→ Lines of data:
-=-=-=-=-

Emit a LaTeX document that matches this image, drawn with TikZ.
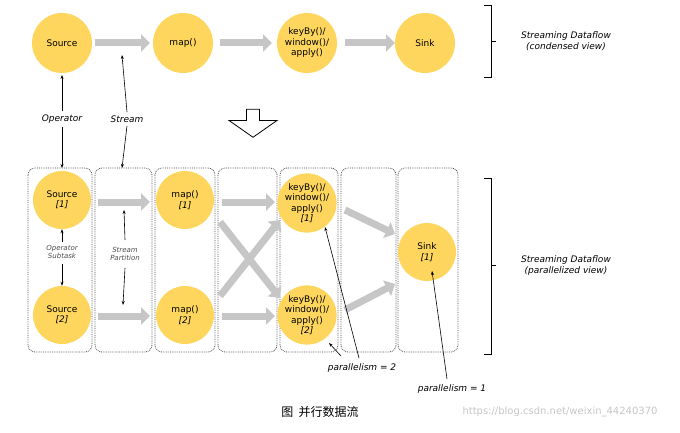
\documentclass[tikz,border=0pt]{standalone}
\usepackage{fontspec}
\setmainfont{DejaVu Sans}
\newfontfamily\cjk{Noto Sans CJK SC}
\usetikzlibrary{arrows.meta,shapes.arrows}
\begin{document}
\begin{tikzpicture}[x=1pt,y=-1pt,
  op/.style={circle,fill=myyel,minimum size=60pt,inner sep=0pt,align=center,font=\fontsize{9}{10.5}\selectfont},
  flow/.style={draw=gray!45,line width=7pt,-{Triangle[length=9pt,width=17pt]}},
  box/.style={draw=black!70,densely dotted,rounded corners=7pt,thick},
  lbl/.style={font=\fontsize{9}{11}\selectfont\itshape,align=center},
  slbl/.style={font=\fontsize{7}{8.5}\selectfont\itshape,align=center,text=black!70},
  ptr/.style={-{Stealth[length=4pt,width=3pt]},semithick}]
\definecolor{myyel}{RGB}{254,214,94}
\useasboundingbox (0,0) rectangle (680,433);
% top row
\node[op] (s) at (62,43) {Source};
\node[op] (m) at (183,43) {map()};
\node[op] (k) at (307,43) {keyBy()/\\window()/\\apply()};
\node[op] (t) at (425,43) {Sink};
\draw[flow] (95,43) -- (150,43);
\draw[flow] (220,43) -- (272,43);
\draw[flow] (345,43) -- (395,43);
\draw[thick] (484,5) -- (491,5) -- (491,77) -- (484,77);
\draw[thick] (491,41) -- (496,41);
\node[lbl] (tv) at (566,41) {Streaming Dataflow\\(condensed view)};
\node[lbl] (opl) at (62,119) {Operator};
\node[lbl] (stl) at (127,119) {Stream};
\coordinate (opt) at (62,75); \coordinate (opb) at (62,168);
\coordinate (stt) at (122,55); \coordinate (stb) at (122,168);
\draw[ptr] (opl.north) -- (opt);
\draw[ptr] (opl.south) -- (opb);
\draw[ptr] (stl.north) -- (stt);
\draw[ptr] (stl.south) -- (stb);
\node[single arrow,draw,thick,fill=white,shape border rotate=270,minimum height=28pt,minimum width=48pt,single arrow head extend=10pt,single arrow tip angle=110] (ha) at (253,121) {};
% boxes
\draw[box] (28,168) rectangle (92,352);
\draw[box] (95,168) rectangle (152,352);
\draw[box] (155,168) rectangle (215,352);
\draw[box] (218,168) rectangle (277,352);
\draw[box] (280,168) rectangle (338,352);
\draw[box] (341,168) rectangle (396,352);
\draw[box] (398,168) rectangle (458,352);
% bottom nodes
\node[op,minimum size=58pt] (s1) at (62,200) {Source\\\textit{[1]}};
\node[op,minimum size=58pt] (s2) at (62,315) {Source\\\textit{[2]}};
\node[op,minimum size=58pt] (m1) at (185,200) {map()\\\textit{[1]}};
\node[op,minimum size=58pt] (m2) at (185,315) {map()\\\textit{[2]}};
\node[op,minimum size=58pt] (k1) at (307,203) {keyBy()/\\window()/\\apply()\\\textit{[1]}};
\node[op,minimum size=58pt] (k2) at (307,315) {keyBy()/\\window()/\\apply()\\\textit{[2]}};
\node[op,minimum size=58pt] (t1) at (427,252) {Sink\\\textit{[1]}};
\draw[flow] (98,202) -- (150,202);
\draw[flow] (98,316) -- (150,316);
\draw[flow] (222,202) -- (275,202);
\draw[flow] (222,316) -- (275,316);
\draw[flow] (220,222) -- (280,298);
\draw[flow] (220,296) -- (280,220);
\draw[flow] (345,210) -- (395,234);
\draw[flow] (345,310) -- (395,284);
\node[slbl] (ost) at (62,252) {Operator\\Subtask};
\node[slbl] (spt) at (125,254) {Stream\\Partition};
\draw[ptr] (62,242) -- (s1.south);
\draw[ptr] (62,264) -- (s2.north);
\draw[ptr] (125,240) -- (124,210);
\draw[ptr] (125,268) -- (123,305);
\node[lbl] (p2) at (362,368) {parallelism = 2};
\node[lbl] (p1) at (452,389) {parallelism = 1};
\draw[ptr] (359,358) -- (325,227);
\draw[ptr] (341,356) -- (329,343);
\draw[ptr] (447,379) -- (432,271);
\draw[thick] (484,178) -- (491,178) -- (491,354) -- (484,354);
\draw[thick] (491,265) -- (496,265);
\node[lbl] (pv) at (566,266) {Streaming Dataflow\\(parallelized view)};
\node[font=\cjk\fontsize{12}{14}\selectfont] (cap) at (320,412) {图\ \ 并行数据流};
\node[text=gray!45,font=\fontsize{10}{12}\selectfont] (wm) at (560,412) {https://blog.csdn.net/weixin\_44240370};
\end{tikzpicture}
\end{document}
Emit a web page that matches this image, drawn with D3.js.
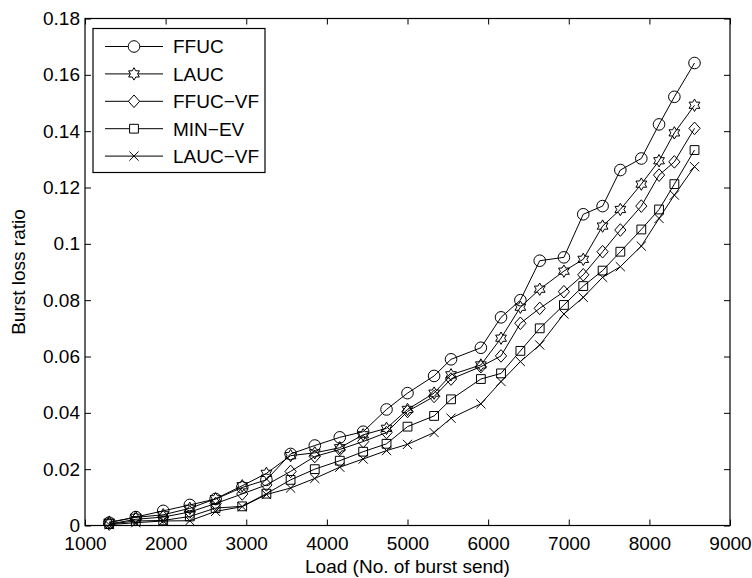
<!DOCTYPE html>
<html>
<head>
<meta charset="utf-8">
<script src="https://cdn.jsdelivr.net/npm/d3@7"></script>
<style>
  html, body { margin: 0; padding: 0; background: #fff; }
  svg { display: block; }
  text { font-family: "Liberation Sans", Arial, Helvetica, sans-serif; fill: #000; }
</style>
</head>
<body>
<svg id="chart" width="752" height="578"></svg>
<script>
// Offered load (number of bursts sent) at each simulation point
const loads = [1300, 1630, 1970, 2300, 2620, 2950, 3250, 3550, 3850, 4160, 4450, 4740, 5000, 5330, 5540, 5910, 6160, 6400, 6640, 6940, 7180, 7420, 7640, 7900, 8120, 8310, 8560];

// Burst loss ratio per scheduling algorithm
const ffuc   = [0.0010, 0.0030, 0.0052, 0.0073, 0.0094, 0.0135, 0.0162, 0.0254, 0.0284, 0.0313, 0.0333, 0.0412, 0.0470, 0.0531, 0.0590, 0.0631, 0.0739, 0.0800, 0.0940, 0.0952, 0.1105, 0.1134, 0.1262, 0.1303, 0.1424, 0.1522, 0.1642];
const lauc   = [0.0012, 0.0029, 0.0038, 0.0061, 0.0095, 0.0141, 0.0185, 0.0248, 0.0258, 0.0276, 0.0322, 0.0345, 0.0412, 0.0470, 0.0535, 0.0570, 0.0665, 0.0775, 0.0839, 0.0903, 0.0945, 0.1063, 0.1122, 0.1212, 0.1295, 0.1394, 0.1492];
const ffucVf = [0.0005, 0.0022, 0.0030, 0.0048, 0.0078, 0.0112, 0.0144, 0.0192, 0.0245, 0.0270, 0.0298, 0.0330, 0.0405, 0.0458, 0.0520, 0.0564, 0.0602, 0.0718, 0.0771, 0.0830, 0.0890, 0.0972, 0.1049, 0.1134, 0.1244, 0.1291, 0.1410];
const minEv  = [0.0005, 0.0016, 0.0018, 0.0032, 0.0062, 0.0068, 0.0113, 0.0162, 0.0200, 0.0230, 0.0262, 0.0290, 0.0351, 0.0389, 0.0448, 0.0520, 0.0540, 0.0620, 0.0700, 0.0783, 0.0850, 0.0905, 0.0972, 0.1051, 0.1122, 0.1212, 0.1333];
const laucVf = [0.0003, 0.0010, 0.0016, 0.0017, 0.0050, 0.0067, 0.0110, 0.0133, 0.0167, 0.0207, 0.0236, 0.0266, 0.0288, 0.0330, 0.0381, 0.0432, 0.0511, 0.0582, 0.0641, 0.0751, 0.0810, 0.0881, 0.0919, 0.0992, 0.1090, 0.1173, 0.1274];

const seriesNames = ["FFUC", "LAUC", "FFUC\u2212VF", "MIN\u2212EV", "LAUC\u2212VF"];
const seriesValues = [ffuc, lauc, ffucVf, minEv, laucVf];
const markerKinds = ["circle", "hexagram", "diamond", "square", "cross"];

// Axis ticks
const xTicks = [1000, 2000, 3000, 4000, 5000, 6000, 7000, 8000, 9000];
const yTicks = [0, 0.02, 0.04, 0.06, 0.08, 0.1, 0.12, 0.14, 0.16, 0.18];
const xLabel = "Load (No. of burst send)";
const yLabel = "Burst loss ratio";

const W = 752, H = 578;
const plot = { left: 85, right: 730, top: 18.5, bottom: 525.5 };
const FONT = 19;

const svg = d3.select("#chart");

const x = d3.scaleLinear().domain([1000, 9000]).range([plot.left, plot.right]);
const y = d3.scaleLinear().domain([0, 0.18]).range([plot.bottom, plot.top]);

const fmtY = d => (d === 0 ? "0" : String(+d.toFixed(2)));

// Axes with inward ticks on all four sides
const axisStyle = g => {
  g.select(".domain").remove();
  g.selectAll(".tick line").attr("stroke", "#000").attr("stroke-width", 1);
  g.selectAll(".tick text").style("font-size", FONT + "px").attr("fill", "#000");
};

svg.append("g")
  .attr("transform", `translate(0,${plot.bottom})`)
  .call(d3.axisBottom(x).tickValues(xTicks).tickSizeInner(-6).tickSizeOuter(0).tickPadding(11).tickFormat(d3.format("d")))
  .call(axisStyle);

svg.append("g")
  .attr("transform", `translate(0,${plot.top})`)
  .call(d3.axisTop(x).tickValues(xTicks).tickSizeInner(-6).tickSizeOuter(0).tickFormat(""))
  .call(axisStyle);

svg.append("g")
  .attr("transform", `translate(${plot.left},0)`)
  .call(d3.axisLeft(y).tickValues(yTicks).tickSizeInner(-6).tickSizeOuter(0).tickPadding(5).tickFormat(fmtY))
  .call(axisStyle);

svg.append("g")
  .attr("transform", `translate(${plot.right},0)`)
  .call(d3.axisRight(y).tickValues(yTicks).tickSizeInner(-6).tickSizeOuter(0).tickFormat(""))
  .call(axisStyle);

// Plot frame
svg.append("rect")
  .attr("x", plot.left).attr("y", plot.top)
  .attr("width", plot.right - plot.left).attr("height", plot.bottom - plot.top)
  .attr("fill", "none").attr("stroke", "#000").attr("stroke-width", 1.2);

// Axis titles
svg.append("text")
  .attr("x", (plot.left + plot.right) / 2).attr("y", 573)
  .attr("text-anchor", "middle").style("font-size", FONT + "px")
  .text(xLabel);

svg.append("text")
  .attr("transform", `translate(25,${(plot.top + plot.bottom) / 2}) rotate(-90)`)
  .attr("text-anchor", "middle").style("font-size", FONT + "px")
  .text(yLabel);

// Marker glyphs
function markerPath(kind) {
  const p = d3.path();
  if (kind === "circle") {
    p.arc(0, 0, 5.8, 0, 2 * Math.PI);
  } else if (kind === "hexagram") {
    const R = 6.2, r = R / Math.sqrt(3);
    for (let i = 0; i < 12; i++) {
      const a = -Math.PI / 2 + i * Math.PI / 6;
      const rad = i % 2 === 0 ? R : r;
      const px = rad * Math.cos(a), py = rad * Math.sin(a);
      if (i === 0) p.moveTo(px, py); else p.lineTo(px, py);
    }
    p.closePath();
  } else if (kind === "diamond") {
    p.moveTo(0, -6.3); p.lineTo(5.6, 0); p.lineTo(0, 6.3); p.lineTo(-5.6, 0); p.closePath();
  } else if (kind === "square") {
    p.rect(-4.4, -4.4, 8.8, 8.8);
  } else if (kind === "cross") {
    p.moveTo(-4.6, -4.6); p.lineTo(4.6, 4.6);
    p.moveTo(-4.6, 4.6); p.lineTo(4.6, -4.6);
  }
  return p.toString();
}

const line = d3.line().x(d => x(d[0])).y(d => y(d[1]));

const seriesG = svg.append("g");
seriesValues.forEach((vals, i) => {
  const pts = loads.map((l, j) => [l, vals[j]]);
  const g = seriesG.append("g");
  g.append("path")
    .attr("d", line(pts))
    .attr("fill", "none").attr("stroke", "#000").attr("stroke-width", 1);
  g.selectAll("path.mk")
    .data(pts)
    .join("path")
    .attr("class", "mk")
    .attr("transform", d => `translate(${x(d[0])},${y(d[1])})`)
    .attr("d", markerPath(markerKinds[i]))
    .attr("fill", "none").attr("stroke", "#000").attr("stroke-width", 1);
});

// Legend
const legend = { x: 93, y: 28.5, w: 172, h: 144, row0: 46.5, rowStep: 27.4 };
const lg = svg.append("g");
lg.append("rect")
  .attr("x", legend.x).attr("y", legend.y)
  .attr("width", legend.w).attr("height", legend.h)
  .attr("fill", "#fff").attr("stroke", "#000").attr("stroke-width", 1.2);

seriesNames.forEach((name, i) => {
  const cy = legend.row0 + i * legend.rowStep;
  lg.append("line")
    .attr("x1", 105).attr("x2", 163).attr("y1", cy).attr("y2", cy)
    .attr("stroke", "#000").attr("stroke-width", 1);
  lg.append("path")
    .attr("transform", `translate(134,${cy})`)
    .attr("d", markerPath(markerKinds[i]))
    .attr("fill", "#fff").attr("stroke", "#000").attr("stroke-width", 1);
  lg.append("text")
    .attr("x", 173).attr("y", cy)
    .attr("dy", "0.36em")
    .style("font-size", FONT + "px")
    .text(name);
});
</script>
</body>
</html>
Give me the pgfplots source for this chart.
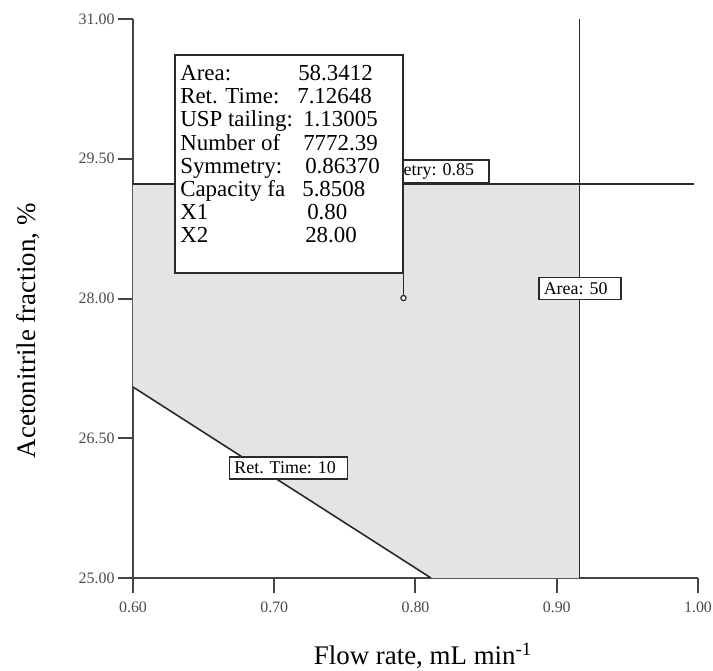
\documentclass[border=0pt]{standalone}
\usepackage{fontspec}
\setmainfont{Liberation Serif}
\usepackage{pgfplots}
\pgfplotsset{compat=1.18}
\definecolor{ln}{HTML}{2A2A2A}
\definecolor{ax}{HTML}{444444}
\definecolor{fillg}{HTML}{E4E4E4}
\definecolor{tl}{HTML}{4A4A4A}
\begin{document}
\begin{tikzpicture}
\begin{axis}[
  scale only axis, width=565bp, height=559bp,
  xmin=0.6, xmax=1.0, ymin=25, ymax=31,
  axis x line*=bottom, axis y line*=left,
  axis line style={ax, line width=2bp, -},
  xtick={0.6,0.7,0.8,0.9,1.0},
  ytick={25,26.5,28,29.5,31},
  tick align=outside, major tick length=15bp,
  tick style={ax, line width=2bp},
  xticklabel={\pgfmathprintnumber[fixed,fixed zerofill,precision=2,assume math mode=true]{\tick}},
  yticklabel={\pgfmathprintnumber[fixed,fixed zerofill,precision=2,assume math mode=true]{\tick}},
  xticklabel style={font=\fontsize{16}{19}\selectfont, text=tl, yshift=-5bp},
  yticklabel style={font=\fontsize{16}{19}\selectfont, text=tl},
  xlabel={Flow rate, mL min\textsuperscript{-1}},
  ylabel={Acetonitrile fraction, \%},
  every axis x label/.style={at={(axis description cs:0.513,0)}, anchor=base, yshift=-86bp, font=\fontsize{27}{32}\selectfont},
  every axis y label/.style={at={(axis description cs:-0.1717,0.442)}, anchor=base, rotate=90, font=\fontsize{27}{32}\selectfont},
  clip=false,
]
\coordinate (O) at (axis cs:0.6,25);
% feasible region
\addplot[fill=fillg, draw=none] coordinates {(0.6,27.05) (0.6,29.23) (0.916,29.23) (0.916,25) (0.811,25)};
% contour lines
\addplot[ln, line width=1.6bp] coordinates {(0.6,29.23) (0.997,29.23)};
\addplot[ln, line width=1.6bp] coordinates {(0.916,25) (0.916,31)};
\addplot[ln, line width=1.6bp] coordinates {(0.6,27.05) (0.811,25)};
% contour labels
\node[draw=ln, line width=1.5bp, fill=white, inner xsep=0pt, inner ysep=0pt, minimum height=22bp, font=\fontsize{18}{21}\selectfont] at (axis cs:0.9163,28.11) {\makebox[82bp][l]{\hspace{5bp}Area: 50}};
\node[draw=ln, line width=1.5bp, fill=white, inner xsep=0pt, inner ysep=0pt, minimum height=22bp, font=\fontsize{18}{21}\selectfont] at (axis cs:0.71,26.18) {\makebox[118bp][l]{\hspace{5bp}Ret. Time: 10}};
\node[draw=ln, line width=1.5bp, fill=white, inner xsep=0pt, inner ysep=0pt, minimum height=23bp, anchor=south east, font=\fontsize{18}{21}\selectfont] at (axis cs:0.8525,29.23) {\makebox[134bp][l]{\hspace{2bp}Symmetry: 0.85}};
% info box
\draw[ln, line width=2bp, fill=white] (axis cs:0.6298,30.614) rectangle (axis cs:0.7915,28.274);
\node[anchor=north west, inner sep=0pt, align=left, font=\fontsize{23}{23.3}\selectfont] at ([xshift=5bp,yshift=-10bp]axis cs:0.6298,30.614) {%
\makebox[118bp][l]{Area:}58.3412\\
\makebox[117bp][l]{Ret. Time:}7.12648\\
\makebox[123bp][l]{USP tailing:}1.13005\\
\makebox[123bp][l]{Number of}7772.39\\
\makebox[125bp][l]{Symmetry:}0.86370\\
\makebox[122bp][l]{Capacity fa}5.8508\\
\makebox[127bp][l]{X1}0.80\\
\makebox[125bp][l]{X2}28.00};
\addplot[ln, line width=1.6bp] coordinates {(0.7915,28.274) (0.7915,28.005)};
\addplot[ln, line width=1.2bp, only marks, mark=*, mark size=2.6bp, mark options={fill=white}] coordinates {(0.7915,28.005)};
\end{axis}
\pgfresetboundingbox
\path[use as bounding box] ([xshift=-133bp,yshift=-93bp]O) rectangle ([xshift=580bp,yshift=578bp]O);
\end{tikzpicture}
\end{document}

-=-=-=-=-

→ Instructions to follow:
Give every line of the material that includes the string "drawn".

→ Task result:
Emit a LaTeX document that matches this image, drawn with TikZ.
Emit a web page that matches this image, drawn with D3.js.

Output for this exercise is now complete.